Hari (Bharath) and Rama (Vani Bhojan ) are a young couple with a five year old son who live in Chennai. Rama is undergoing mental trauma often having a nightmare of a hideous masked man killing her husband and coming for her and her son in an isolated place. Hari also has a lucky escape from a freak accident at his construction site that completely destroys his car. Hari decides to take Rama and his son to her parents village to conduct rituals to try and ward off the supernatural from their lives. At the village Rama's father (K. S. Ravikumar), who is not on good terms with them due to their eloped marriage, makes peace with them.
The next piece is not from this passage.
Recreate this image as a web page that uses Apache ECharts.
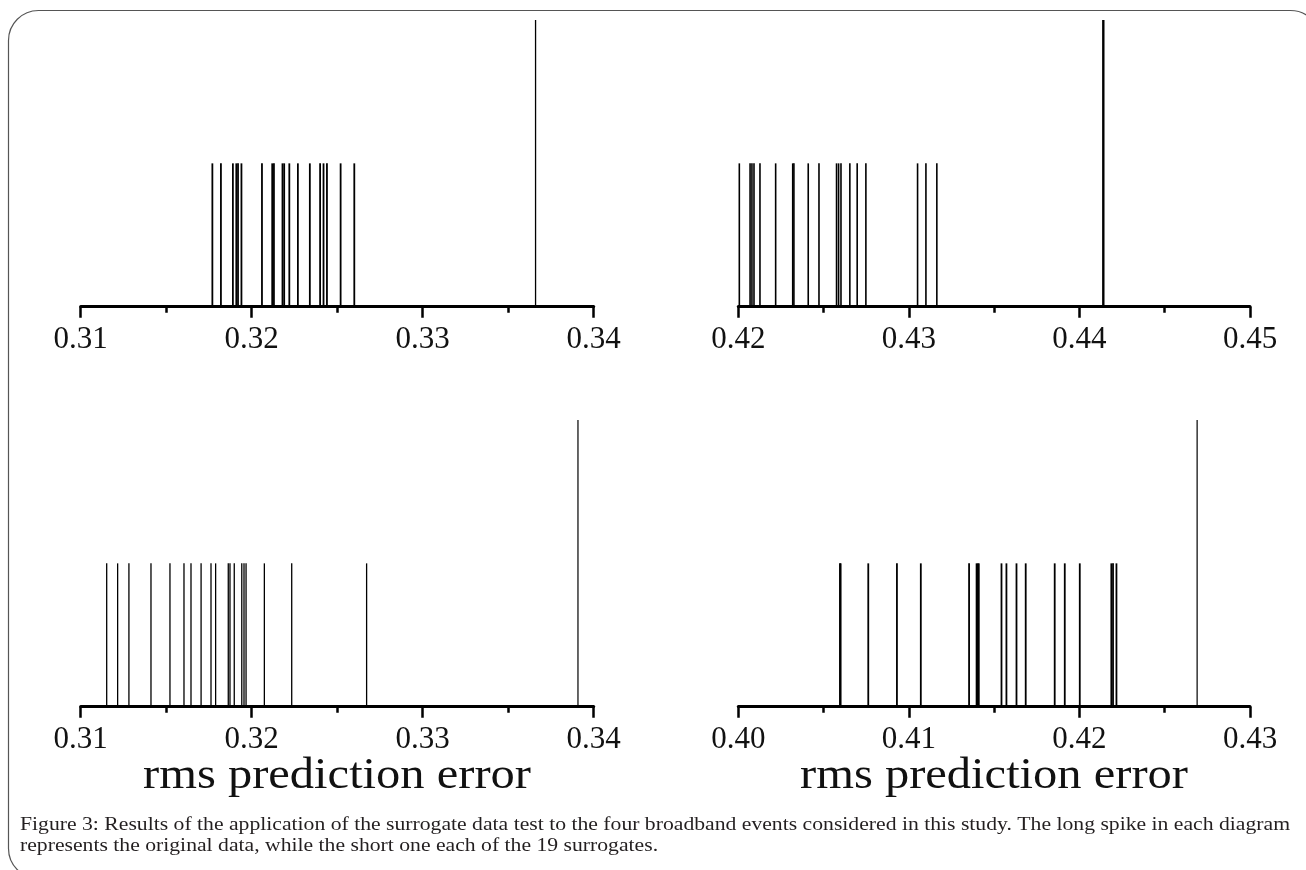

Hari, Rama and their son experience supernatural occurrences and it is decided to conduct the family deity appeasing rituals immediately. Hari's friend (Rajkumar) and his wife and son are also invited to take part. After the function Hari and his family have to leave to Chennai for an urgent work and start in the night in spite of warnings. On the way they experience a car breakdown and are attacked by a scarecrow come alive with the intent to kill them.

==Cast==
- Bharath as Hari
- Vani Bhojan as Rama, Hari's wife
- K. S. Ravikumar as Rama's father
- Meera Krishnan as Rama's mother
- Rajkumar as Anand, Hari's friend
- Kaavya Arivumani as Hema, Anand's wife
- Arjai as Police inspector
- Naren Balaji
- Master Ankit as Sai, Hari's son

== Reception ==
A critic from Times of India wrote that the film "tries to threaten but fails due to mediocre writing", and that "overall, Miral scares us in parts but doesn't threaten or keeps on the edge of our seats". The film received further mixed reviews from Vikatan and Dinamalar.

Aha added Miral to their catalog and premiered it on 1 December 2022.